Full Registration for Public Offerings
For issuers targeting the general public and raising large amounts of capital, full registration under Swiss law is required. This framework ensures maximum investor protection and regulatory oversight.
Who Can Invest?
Both retail investors and professional investors can participate, making it suitable for large-scale public offerings.
How Much Money Can Be Raised?
Unlimited—there is no cap on the amount of capital that can be raised.
Are There Any Restrictions?
A full prospectus must be prepared, which includes:
Detailed information about the issuer (company background, management, financials).
The terms and conditions of the offering.
Comprehensive disclosures on the risks associated with the tokenized asset or security.
The prospectus must be reviewed and approved by a Swiss regulatory body before the tokens can be sold.
Compliance Notes
Once approved, the prospectus allows the issuer to market and sell the tokens freely to both retail and institutional investors.
Ongoing reporting obligations may apply, such as submitting annual reports or disclosing material changes in the issuer’s business.
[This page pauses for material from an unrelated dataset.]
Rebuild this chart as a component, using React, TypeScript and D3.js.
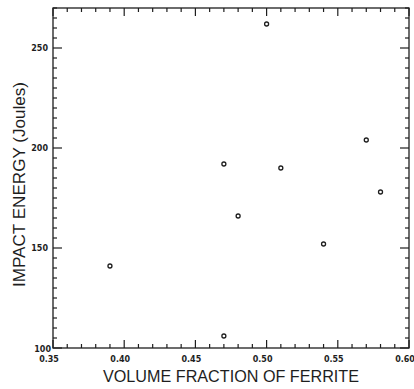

Marketing materials must align with the information provided in the approved prospectus to ensure consistency and transparency.
Why Choose Full Registration?
Full registration is the best option for large-scale tokenized asset offerings targeting a broad investor base. It provides maximum market reach and builds investor confidence by adhering to high regulatory standards. However, it requires significant preparation, time, and resources to comply with Swiss regulations.